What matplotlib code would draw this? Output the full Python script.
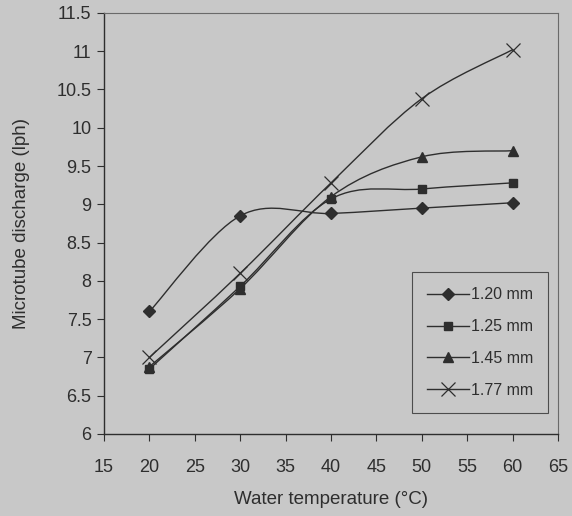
import matplotlib.pyplot as plt
import numpy as np
from matplotlib.path import Path
from matplotlib.patches import PathPatch
from matplotlib.lines import Line2D
from matplotlib.ticker import FuncFormatter

plt.rcParams['font.family'] = ['Liberation Sans', 'DejaVu Sans']

temps = [20, 30, 40, 50, 60]
d120 = [7.6, 8.85, 8.88, 8.95, 9.02]
d125 = [6.85, 7.93, 9.07, 9.2, 9.28]
d145 = [6.88, 7.9, 9.1, 9.62, 9.7]
d177 = [7.0, 8.1, 9.28, 10.38, 11.02]
labels = ["1.20 mm", "1.25 mm", "1.45 mm", "1.77 mm"]

bg = "#c8c8c8"
ink = "#2e2e2e"


def smooth_path(x, y):
    # excel style smoothed line: bezier segments with catmull-rom tangents
    pts = np.column_stack([x, y]).astype(float)
    n = len(pts)
    verts = [pts[0]]
    codes = [Path.MOVETO]
    for i in range(n - 1):
        p0 = pts[i - 1] if i > 0 else pts[i]
        p1 = pts[i]
        p2 = pts[i + 1]
        p3 = pts[i + 2] if i + 2 < n else pts[i + 1]
        c1 = p1 + (p2 - p0) / 6.0
        c2 = p2 - (p3 - p1) / 6.0
        verts += [c1, c2, p2]
        codes += [Path.CURVE4] * 3
    return Path(verts, codes)


fig = plt.figure(figsize=(5.72, 5.16), dpi=100, facecolor=bg)
ax = fig.add_axes([0.182, 0.159, 0.7935, 0.816], facecolor=bg)

series = [
    (d120, "D", 6, 1.0),
    (d125, "s", 6, 1.0),
    (d145, "^", 7, 1.0),
    (d177, "x", 10, 0.9),
]
handles = []
for (vals, mk, ms, mew), lab in zip(series, labels):
    ax.add_patch(PathPatch(smooth_path(temps, vals), facecolor="none",
                           edgecolor=ink, lw=1.0, zorder=2))
    ax.plot(temps, vals, ls="none", marker=mk, ms=ms, color=ink,
            mec=ink, mew=mew, zorder=3)
    handles.append(Line2D([], [], color=ink, lw=1.0, marker=mk, ms=ms,
                          mew=mew, label=lab))

ax.set_xlim(15, 65)
ax.set_ylim(6, 11.5)
ax.set_xticks(range(15, 70, 5))
ax.set_yticks(np.arange(6, 11.51, 0.5))
ax.yaxis.set_major_formatter(FuncFormatter(lambda v, p: "%g" % v))

for side in ["top", "right"]:
    ax.spines[side].set_linestyle((0, (1, 1)))
    ax.spines[side].set_color("#6a6a6a")
    ax.spines[side].set_linewidth(0.8)
for side in ["left", "bottom"]:
    ax.spines[side].set_color(ink)
    ax.spines[side].set_linewidth(1.0)

ax.tick_params(colors=ink, labelsize=13, length=5, width=0.8)
ax.tick_params(axis="x", pad=13)
ax.tick_params(axis="y", pad=4)
ax.set_xlabel("Water temperature (\u00b0C)", fontsize=13.5, color=ink, labelpad=11)
ax.set_ylabel("Microtube discharge (lph)", fontsize=13.5, color=ink, labelpad=19)

leg = ax.legend(handles=handles, loc="lower right", bbox_to_anchor=(0.978, 0.05),
                fontsize=11.5, frameon=True, fancybox=False, handlelength=2.6,
                handletextpad=0.1, labelspacing=1.05, borderpad=0.95,
                borderaxespad=0)
leg.get_frame().set_facecolor(bg)
leg.get_frame().set_edgecolor(ink)
leg.get_frame().set_linewidth(0.8)
for t in leg.get_texts():
    t.set_color(ink)

fig.savefig("out.png", dpi=100, facecolor=bg)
· · ·
GIVEN PROBLEM >>
Where a line holds "matplotlib", copy that line.

RESULT OF THE EXERCISE >>
What matplotlib code would draw this? Output the full Python script.
import matplotlib.pyplot as plt
from matplotlib.path import Path
from matplotlib.patches import PathPatch
from matplotlib.lines import Line2D
from matplotlib.ticker import FuncFormatter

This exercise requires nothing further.